(begin)

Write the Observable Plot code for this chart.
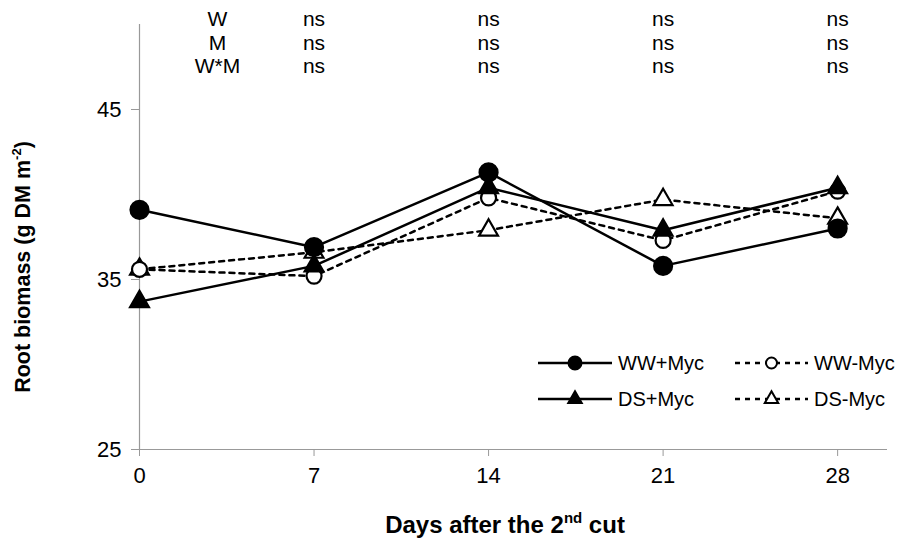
<!DOCTYPE html>
<html><head><meta charset="utf-8">
<script src="https://cdn.jsdelivr.net/npm/d3@7"></script>
<script src="https://cdn.jsdelivr.net/npm/@observablehq/plot@0.6"></script>
<style>body{margin:0;background:#fff} #chart{position:relative;width:908px;height:547px}</style>
</head><body><div id="chart"></div>
<script>
// ---- data ----
const days = [0, 7, 14, 21, 28];
const wwPlusMyc  = [39.1, 36.9, 41.3, 35.8, 38.0];
const wwMinusMyc = [35.6, 35.2, 39.8, 37.3, 40.2];
const dsPlusMyc  = [33.7, 35.8, 40.4, 37.9, 40.4];
const dsMinusMyc = [35.6, 36.6, 37.9, 39.7, 38.6];
const seriesNames = ["WW+Myc", "WW-Myc", "DS+Myc", "DS-Myc"];
const xTicks = [0, 7, 14, 21, 28];
const yTicks = [25, 35, 45];
const effectLabels = ["W", "M", "W*M"];
const effectDays = [7, 14, 21, 28];
const effectW  = ["ns", "ns", "ns", "ns"];
const effectM  = ["ns", "ns", "ns", "ns"];
const effectWM = ["ns", "ns", "ns", "ns"];
const xTitle = ["Days after the 2", "nd", " cut"];
const yTitle = ["Root biomass (g DM m", "-2", ")"];

// ---- styles ----
const FONT = "'Liberation Sans', Arial, sans-serif";
const styleOf = {
  "WW+Myc": {dash: null, symbol: "circle", fill: "black", r: 9, rl: 6.5},
  "WW-Myc": {dash: "5,5", symbol: "circle", fill: "white", r: 7.5, rl: 5.5},
  "DS+Myc": {dash: null, symbol: "triangle", fill: "black", r: 7, rl: 5},
  "DS-Myc": {dash: "5,5", symbol: "triangle", fill: "white", r: 7, rl: 5}
};
const valuesBy = {"WW+Myc": wwPlusMyc, "WW-Myc": wwMinusMyc, "DS+Myc": dsPlusMyc, "DS-Myc": dsMinusMyc};
const rows = seriesNames.flatMap(s => days.map((d, i) => ({series: s, day: d, value: valuesBy[s][i]})));
const effects = [effectW, effectM, effectWM].map(arr => effectDays.map((d, i) => ({day: d, sig: arr[i]})));

const drawOrder = ["DS-Myc", "WW-Myc", "DS+Myc", "WW+Myc"];
const marks = [
  Plot.ruleX([0], {stroke: "#999", strokeWidth: 1.2}),
  Plot.ruleY([25], {stroke: "#999", strokeWidth: 1.2}),
  Plot.axisX({ticks: xTicks, tickSize: 7, tickPadding: 11, stroke: "#999", fill: "black", label: null, fontSize: 22, tickFormat: d => String(d)}),
  Plot.axisY({ticks: yTicks, tickSize: 8, tickPadding: 10, stroke: "#999", fill: "black", label: null, fontSize: 22}),
];
for (const s of drawOrder) {
  const st = styleOf[s];
  marks.push(Plot.line(rows.filter(r => r.series === s), {x: "day", y: "value", stroke: "black", strokeWidth: 2.5, strokeDasharray: st.dash}));
}
for (const s of drawOrder) {
  const st = styleOf[s];
  marks.push(Plot.dot(rows.filter(r => r.series === s), {x: "day", y: "value", symbol: st.symbol, r: st.r, fill: st.fill, stroke: "black", strokeWidth: 2.2}));
}
effects.forEach((rowData, i) => {
  marks.push(Plot.text(rowData, {x: "day", text: "sig", frameAnchor: "top", dy: -13 + i * 23.5, fontSize: 21}));
  marks.push(Plot.text([effectLabels[i]], {text: d => d, frameAnchor: "top-left", dx: 78, dy: -13 + i * 23.5, fontSize: 21, textAnchor: "middle"}));
});

const svg = Plot.plot({
  width: 908, height: 547,
  marginLeft: 139, marginRight: 21, marginTop: 24, marginBottom: 98,
  style: {fontFamily: FONT, fontSize: "22px", color: "black", background: "white", overflow: "visible"},
  x: {domain: [0, 30]},
  y: {domain: [25, 50]},
  marks
});

const sel = d3.select(svg);
// x title
const xt = sel.append("text").attr("x", 505).attr("y", 533).attr("text-anchor", "middle")
  .attr("font-family", FONT).attr("font-weight", "bold").attr("font-size", 24).attr("fill", "black");
xt.append("tspan").text(xTitle[0]);
xt.append("tspan").attr("font-size", 15).attr("dy", -10).text(xTitle[1]);
xt.append("tspan").attr("dy", 10).text(xTitle[2]);
// y title
const yt = sel.append("text").attr("transform", "translate(30,267) rotate(-90)").attr("text-anchor", "middle")
  .attr("font-family", FONT).attr("font-weight", "bold").attr("font-size", 21.5).attr("fill", "black");
yt.append("tspan").text(yTitle[0]);
yt.append("tspan").attr("font-size", 13).attr("dy", -9).text(yTitle[1]);
yt.append("tspan").attr("dy", 9).text(yTitle[2]);

// legend
const legendItems = [
  {s: "WW+Myc", x0: 538, x1: 612, y: 363},
  {s: "WW-Myc", x0: 735, x1: 808, y: 363},
  {s: "DS+Myc", x0: 538, x1: 612, y: 399},
  {s: "DS-Myc", x0: 735, x1: 808, y: 399}
];
const lg = sel.append("g");
for (const it of legendItems) {
  const st = styleOf[it.s];
  lg.append("line").attr("x1", it.x0).attr("x2", it.x1).attr("y1", it.y).attr("y2", it.y)
    .attr("stroke", "black").attr("stroke-width", 2.5).attr("stroke-dasharray", st.dash);
  const type = st.symbol === "circle" ? d3.symbolCircle : d3.symbolTriangle;
  lg.append("path").attr("d", d3.symbol(type, Math.PI * st.rl * st.rl)())
    .attr("transform", `translate(${(it.x0 + it.x1) / 2},${it.y})`)
    .attr("fill", st.fill).attr("stroke", "black").attr("stroke-width", 2);
  lg.append("text").attr("x", it.x1 + 6).attr("y", it.y).attr("dy", "0.35em").attr("text-anchor", "start")
    .attr("font-family", FONT).attr("font-size", 20).attr("fill", "black").text(it.s);
}
document.getElementById("chart").appendChild(svg);
</script>
</body></html>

(end)

Aim of the task: Emit the lines of the material exactly, from its first line to the line containing "const effects = [effectW, effectM, effectWM].map(arr", inclusive; leave every picture out.

Output below:
Write the Observable Plot code for this chart.
<!DOCTYPE html>
<html><head><meta charset="utf-8">
<script src="https://cdn.jsdelivr.net/npm/d3@7"></script>
<script src="https://cdn.jsdelivr.net/npm/@observablehq/plot@0.6"></script>
<style>body{margin:0;background:#fff} #chart{position:relative;width:908px;height:547px}</style>
</head><body><div id="chart"></div>
<script>
// ---- data ----
const days = [0, 7, 14, 21, 28];
const wwPlusMyc  = [39.1, 36.9, 41.3, 35.8, 38.0];
const wwMinusMyc = [35.6, 35.2, 39.8, 37.3, 40.2];
const dsPlusMyc  = [33.7, 35.8, 40.4, 37.9, 40.4];
const dsMinusMyc = [35.6, 36.6, 37.9, 39.7, 38.6];
const seriesNames = ["WW+Myc", "WW-Myc", "DS+Myc", "DS-Myc"];
const xTicks = [0, 7, 14, 21, 28];
const yTicks = [25, 35, 45];
const effectLabels = ["W", "M", "W*M"];
const effectDays = [7, 14, 21, 28];
const effectW  = ["ns", "ns", "ns", "ns"];
const effectM  = ["ns", "ns", "ns", "ns"];
const effectWM = ["ns", "ns", "ns", "ns"];
const xTitle = ["Days after the 2", "nd", " cut"];
const yTitle = ["Root biomass (g DM m", "-2", ")"];

// ---- styles ----
const FONT = "'Liberation Sans', Arial, sans-serif";
const styleOf = {
  "WW+Myc": {dash: null, symbol: "circle", fill: "black", r: 9, rl: 6.5},
  "WW-Myc": {dash: "5,5", symbol: "circle", fill: "white", r: 7.5, rl: 5.5},
  "DS+Myc": {dash: null, symbol: "triangle", fill: "black", r: 7, rl: 5},
  "DS-Myc": {dash: "5,5", symbol: "triangle", fill: "white", r: 7, rl: 5}
};
const valuesBy = {"WW+Myc": wwPlusMyc, "WW-Myc": wwMinusMyc, "DS+Myc": dsPlusMyc, "DS-Myc": dsMinusMyc};
const rows = seriesNames.flatMap(s => days.map((d, i) => ({series: s, day: d, value: valuesBy[s][i]})));
const effects = [effectW, effectM, effectWM].map(arr => effectDays.map((d, i) => ({day: d, sig: arr[i]})));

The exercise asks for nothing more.